• [EXERCISE DIRECTIONS] Pull out every line with the word "chart" from the entries below.
— start WORKING DATA —
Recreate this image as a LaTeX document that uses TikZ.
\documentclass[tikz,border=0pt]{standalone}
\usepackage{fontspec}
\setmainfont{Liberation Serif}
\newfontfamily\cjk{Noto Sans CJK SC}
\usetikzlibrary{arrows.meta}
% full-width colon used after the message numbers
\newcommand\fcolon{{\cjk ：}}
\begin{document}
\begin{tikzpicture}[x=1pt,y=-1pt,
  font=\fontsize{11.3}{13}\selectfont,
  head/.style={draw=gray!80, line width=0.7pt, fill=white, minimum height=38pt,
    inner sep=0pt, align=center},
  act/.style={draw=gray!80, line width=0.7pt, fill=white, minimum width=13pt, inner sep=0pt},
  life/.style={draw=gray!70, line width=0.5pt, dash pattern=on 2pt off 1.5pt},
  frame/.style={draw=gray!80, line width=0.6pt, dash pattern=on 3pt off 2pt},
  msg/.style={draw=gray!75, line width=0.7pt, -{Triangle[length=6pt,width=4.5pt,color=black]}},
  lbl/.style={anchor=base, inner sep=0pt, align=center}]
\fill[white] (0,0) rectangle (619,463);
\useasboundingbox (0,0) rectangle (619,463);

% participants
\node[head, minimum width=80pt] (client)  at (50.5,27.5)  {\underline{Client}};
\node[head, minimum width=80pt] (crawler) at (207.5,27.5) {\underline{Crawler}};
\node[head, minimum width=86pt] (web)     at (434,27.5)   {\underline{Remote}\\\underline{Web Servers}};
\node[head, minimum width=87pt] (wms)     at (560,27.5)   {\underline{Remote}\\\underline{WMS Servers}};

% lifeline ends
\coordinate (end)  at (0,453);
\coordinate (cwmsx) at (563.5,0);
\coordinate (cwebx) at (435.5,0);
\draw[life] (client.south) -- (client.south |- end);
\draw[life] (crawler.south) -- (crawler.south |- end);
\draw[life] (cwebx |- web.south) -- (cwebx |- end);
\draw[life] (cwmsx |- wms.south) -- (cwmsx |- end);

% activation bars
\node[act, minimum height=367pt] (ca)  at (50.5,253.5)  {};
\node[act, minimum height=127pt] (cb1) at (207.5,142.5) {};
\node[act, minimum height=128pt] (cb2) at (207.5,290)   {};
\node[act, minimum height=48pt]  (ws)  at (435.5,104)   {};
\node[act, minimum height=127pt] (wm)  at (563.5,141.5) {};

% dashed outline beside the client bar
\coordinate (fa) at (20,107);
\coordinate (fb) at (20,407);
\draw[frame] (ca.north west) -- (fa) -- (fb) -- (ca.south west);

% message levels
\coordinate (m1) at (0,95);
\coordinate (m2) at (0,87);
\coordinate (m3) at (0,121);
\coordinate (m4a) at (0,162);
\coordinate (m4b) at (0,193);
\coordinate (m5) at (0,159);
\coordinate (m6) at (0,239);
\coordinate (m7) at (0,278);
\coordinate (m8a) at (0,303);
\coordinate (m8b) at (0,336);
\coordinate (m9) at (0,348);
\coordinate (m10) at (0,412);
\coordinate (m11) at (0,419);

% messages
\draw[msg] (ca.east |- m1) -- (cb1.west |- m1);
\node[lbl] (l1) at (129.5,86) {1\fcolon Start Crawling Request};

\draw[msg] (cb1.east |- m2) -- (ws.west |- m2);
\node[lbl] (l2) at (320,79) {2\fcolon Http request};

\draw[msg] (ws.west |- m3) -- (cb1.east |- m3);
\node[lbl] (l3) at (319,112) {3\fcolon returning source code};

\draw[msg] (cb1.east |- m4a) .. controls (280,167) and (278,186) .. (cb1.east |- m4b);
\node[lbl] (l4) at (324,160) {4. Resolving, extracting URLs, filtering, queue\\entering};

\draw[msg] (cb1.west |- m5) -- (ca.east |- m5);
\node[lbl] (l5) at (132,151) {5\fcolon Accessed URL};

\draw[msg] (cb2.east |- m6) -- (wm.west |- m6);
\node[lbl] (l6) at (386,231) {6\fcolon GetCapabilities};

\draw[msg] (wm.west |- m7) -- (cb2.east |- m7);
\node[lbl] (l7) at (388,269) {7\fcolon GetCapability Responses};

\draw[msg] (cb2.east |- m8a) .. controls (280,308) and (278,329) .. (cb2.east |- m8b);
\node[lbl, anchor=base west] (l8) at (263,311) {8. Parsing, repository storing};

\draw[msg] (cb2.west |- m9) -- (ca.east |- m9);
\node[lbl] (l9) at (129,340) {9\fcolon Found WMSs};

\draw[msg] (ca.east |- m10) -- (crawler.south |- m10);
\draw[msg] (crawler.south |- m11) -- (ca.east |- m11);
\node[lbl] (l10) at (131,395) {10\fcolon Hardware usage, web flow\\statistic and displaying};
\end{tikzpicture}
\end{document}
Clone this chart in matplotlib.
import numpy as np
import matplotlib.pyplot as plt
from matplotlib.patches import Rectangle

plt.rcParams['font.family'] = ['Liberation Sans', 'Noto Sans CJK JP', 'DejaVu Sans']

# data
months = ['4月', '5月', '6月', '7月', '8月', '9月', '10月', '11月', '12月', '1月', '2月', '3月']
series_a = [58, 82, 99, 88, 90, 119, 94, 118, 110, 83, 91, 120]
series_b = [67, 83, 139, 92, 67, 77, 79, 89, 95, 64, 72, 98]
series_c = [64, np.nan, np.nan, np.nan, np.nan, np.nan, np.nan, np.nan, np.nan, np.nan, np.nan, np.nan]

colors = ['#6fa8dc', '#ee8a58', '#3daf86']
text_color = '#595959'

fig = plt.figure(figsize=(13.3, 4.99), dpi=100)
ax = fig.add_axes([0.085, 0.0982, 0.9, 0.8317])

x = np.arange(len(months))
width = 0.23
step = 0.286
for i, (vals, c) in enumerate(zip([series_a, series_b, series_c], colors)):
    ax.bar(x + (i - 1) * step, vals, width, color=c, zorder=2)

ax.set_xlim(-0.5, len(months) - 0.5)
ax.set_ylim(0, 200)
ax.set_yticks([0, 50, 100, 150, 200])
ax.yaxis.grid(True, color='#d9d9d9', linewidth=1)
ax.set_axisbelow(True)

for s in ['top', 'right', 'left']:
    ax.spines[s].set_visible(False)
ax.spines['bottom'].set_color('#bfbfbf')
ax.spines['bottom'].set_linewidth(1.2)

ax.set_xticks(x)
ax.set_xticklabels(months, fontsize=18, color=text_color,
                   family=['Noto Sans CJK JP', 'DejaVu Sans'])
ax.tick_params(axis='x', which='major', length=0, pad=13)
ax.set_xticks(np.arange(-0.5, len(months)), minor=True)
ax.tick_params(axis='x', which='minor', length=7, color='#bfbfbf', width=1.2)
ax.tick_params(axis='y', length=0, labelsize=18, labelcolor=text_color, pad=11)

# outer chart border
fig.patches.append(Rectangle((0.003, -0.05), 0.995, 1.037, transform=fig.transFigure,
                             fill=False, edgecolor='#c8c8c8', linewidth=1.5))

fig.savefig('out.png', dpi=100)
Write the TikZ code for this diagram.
— end WORKING DATA —
• [RESPONSE TO THE EXERCISE]
Clone this chart in matplotlib.
# outer chart border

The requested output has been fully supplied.